Brexit has forced more needless austerity on Britain – Philip Hammond's ‘deal dividend’ is a pathetic sham
The chancellor pointed to the lengthy period of economic growth Britain has enjoyed under Tory rule, but that growth has slowed to a virtual crawl. Worse still it hasn’t been shared

If you lot can just agree something, it’s going to be great because there’ll be a super duper shiny deal dividend!
So said chancellor Philip Hammond, delivering his spring statement, the “mini budget” we used to get in the autumn.
It would have been big political story of the day but for the fact that his fellow Tories have set themselves the task of ripping the country to pieces. It’s about the only thing they’re doing well at the moment.
The chancellor wanted MPs from all parties to know that if they just either back his boss’s dismal deal when it comes back for the third, fourth or fifth time, or alternatively find a unicorn at the top of the magic faraway tree (while ignoring the obvious solution of a Final Say referendum) everything will be great.
Nearly every respectable economist you’d care to mention agrees with him too. They also think a deal will deliver an immediate shot in the arm for UK plc, and thus the exchequer, as its long suffering business community breathes a sigh of relief and opens the floodgates.
But it’s the characterisation of this as a “deal dividend”, a celebratory bonus boost, that is problematic. It represents a bitter lie on the part of the chancellor, one that rivals some of the ugly falsehoods spun by his Brexiteer colleagues.
Had David Cameron not raised the curtain on what can only be described as one of Britain’s all time sh*tshows, that money would be working, circulating around the economy, and growing, right now. We would have been doing it for the past three years.
The Office for Budgetary Responsibility’s all important forecasts might have looked better too. Perhaps it wouldn’t have had to downgrade them like it seems to do every time the chancellor gets up for one of these set pieces.
That point was highlighted by Hammond’s shadow, John McDonnell, in what was an otherwise curiously lifeless response, devoid of his usual fire.
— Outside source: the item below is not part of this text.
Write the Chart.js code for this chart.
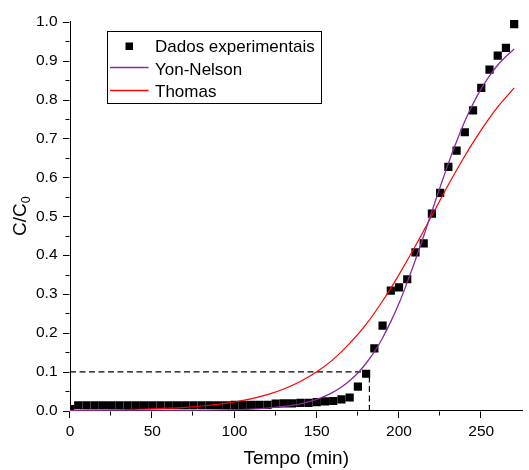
<!DOCTYPE html>
<html>
<head>
<meta charset="utf-8">
<script src="https://cdn.jsdelivr.net/npm/chart.js@4.4.1/dist/chart.umd.min.js"></script>
<style>
  html, body { margin: 0; padding: 0; background: #ffffff; }
  #wrap { width: 529px; height: 470px; }
</style>
</head>
<body>
<div id="wrap"><canvas id="c" width="529" height="470"></canvas></div>
<script>
// ---- data ----
const timeMin = [0,5,10,15,20,25,30,35,40,45,50,55,60,65,70,75,80,85,90,95,100,105,110,115,120,
  125,130,135,140,145,150,155,160,165,170,175,180,185,190,195,200,205,210,215,220,225,230,235,240,245,250,255,260,265,270];
const expCC0 = [0.004,0.014,0.014,0.014,0.014,0.014,0.014,0.014,0.014,0.014,0.014,0.014,0.014,0.014,0.014,0.014,0.014,0.014,0.014,0.014,0.015,0.015,0.015,0.015,0.015,
  0.018,0.019,0.019,0.020,0.020,0.022,0.024,0.025,0.029,0.034,0.062,0.095,0.160,0.219,0.309,0.317,0.338,0.407,0.430,0.507,0.560,0.627,0.669,0.716,0.772,0.830,0.877,0.913,0.933,0.994];

const yonTime = [0,10,20,30,40,50,60,70,80,90,100,110,120,130,140,150,155,160,165,170,175,180,185,190,195,200,205,210,215,220,225,230,235,240,245,250,255,260,265,270];
const yonNelson = [0.0000,0.0000,0.0000,0.0001,0.0001,0.0002,0.0003,0.0005,0.0009,0.0014,0.0024,0.0040,0.0066,0.0109,0.0178,0.0294,0.0375,0.0478,0.0608,0.077,0.097,0.122,0.151,0.187,0.229,0.276,0.330,0.388,0.449,0.513,0.575,0.636,0.692,0.744,0.789,0.828,0.861,0.889,0.911,0.930];

const thomasTime = [0,10,20,30,40,50,60,70,80,90,100,110,120,130,140,150,160,170,180,190,200,210,220,230,240,250,260,270];
const thomas = [0.0010,0.0013,0.0018,0.0025,0.0035,0.0047,0.0065,0.0088,0.0121,0.0165,0.0224,0.0305,0.0413,0.0558,0.075,0.100,0.132,0.173,0.222,0.282,0.350,0.424,0.502,0.581,0.655,0.722,0.781,0.830];

const breakthroughTime = 182;
const breakthroughCC0 = 0.1;

const seriesLabels = ['Dados experimentais', 'Yon-Nelson', 'Thomas'];
const xTickValues = [0,50,100,150,200,250];
const xMinorTicks = [25,75,125,175,225];
const yTickValues = [0,0.1,0.2,0.3,0.4,0.5,0.6,0.7,0.8,0.9,1.0];
const yMinorTicks = [0.05,0.15,0.25,0.35,0.45,0.55,0.65,0.75,0.85,0.95];
const xTitle = 'Tempo (min)';
const yTitleMain = 'C/C';
const yTitleSub = '0';

// ---- styles ----
const FONT = "'Liberation Sans', Arial, sans-serif";
const PURPLE = '#8a2a9e';
const RED = '#ff0000';

const pts = (xs, ys) => xs.map((x, i) => ({ x: x, y: ys[i] }));

const ticksPlugin = {
  id: 'ticksAndExtras',
  afterDraw(chart) {
    const ctx = chart.ctx;
    const xs = chart.scales.x, ys = chart.scales.y;
    const area = chart.chartArea;
    ctx.save();
    ctx.strokeStyle = '#000';
    ctx.lineWidth = 1;
    const bottom = Math.round(area.bottom) + 0.5;
    const left = Math.round(area.left) - 0.5;
    ctx.beginPath();
    xTickValues.forEach(v => { const p = Math.round(xs.getPixelForValue(v)) - 0.5; ctx.moveTo(p, bottom); ctx.lineTo(p, bottom + 6.5); });
    xMinorTicks.forEach(v => { const p = Math.round(xs.getPixelForValue(v)) - 0.5; ctx.moveTo(p, bottom); ctx.lineTo(p, bottom + 4); });
    yTickValues.forEach(v => { const p = Math.round(ys.getPixelForValue(v)) + 0.5; ctx.moveTo(left, p); ctx.lineTo(left - 6.5, p); });
    yMinorTicks.forEach(v => { const p = Math.round(ys.getPixelForValue(v)) + 0.5; ctx.moveTo(left, p); ctx.lineTo(left - 4, p); });
    ctx.stroke();

    // y-axis title with subscript
    ctx.fillStyle = '#000';
    ctx.translate(25.5, (area.top + area.bottom) / 2);
    ctx.rotate(-Math.PI / 2);
    ctx.font = '19px ' + FONT;
    const w1 = ctx.measureText(yTitleMain).width;
    ctx.font = '12.5px ' + FONT;
    const w2 = ctx.measureText(yTitleSub).width;
    const start = -(w1 + w2) / 2;
    ctx.textBaseline = 'alphabetic';
    ctx.textAlign = 'left';
    ctx.font = '19px ' + FONT;
    ctx.fillText(yTitleMain, start, 0);
    ctx.font = '12.5px ' + FONT;
    ctx.fillText(yTitleSub, start + w1, 4);
    ctx.restore();

    // legend
    ctx.save();
    ctx.fillStyle = '#fff';
    ctx.fillRect(107.5, 31.5, 214, 72);
    ctx.strokeStyle = '#000';
    ctx.lineWidth = 1;
    ctx.strokeRect(107.5, 31.5, 214, 72);
    ctx.font = '17px ' + FONT;
    ctx.fillStyle = '#000';
    ctx.textBaseline = 'alphabetic';
    ctx.textAlign = 'left';
    const rows = [52.3, 74.5, 96.7];
    ctx.fillRect(125.5, 42.5, 7.5, 7.5);
    ctx.fillText(seriesLabels[0], 155, rows[0]);
    ctx.lineWidth = 1.3;
    ctx.strokeStyle = PURPLE;
    ctx.beginPath(); ctx.moveTo(110, 67.5); ctx.lineTo(148.5, 67.5); ctx.stroke();
    ctx.fillText(seriesLabels[1], 155, rows[1]);
    ctx.strokeStyle = RED;
    ctx.beginPath(); ctx.moveTo(110, 90.5); ctx.lineTo(148.5, 90.5); ctx.stroke();
    ctx.fillText(seriesLabels[2], 155, rows[2]);
    ctx.restore();
  }
};

new Chart(document.getElementById('c'), {
  type: 'scatter',
  data: {
    datasets: [
      {
        label: seriesLabels[1], type: 'line', data: pts(yonTime, yonNelson),
        borderColor: PURPLE, borderWidth: 1.3, pointRadius: 0, fill: false,
        cubicInterpolationMode: 'monotone', clip: 0
      },
      {
        label: seriesLabels[2], type: 'line', data: pts(thomasTime, thomas),
        borderColor: RED, borderWidth: 1.2, pointRadius: 0, fill: false,
        cubicInterpolationMode: 'monotone', clip: 0
      },
      {
        label: 'breakthrough', type: 'line',
        data: [{ x: 0, y: breakthroughCC0 }, { x: breakthroughTime, y: breakthroughCC0 }, { x: breakthroughTime, y: 0 }],
        borderColor: '#000', borderWidth: 1.2, borderDash: [6, 3.5], pointRadius: 0, fill: false, tension: 0
      },
      {
        label: seriesLabels[0], data: pts(timeMin, expCC0),
        pointStyle: 'rect', pointRadius: 5.8, pointHoverRadius: 5.8,
        backgroundColor: '#000', borderColor: '#000', borderWidth: 0,
        clip: { left: 0, bottom: 0, top: 6, right: 6 }
      }
    ]
  },
  options: {
    responsive: false,
    animation: false,
    devicePixelRatio: 1,
    layout: { padding: { top: 21.7, right: 6.6, left: 0, bottom: 0 } },
    plugins: { legend: { display: false }, tooltip: { enabled: false } },
    events: [],
    scales: {
      x: {
        type: 'linear', min: 0, max: 275,
        afterFit: s => { s.height = 59.3; },
        afterBuildTicks: s => { s.ticks = xTickValues.map(v => ({ value: v })); },
        grid: { display: true, drawOnChartArea: false, drawTicks: false },
        border: { display: true, color: '#000', width: 1 },
        ticks: { padding: 12, color: '#000', font: { family: FONT, size: 15.5 }, maxRotation: 0, callback: v => String(v) },
        title: { display: true, text: xTitle, color: '#000', font: { family: FONT, size: 19 }, padding: { top: 0, bottom: 0 } }
      },
      y: {
        type: 'linear', min: 0, max: 1,
        afterFit: s => { s.width = 70; },
        afterBuildTicks: s => { s.ticks = yTickValues.map(v => ({ value: v })); },
        grid: { display: true, drawOnChartArea: false, drawTicks: false },
        border: { display: true, color: '#000', width: 1 },
        ticks: { padding: 12.5, color: '#000', font: { family: FONT, size: 15.5 }, callback: v => Number(v).toFixed(1) }
      }
    }
  },
  plugins: [ticksPlugin]
});
</script>
</body>
</html>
There would have been more funds available for, say, the police, to tackle things such as knife crime. By the way, the ring fenced £100m extra promised to them to address the issue covers only overtime.
The chancellor rightly pointed out that training new officers takes time. But that process might have been underway by now had we not endured the desperate drama the Conservative Party has inflicted on us.
Instead, what we have been given is an economy languishing in the slow lane as the problems caused by the austerity that played such an important role in fermenting the Brexit mess continue to fester.
There are so many of them it’s hard to know where to start.
Apparently we now are on a road out of strangulation inflicted on the public services over the last decade, but it’s one of those bumpy country highway’s you daren’t drive at more than 20 miles an hour down for fear of busting up your suspension or hitting something coming in the other direction.
As for what the chancellor is promising to do with his fallacious deal “dividend”, it’s woefully unambitious.
School heads are still going to be cleaning toilets, criminals who don’t use knives will continue waking up to the fact that they have a free rein, investment will increase but remain low by OECD standards, the social care system will continue to teeter on the brink of collapse, parks and libraries will carry on closing.
The chancellor pointed to the lengthy period of economic growth Britain has enjoyed under Tory rule, and on his watch, but that growth has slowed to a virtual crawl. Worse still it hasn’t been shared.
And then there’s the NHS. It’s going to get some extra cash, but there’s no £350m a week. That was also talked about as a dividend by leave campaigners, some of whom are in the cabinet, one of whom (I hardly need to spell it out) is so desperate to sit at the head of it that he’ll say virtually anything to further his ends in his newspaper column(s).
More bitter lies. They’re piling up. If UK plc had a pound for every one uttered it’d be the tiger economy of the world.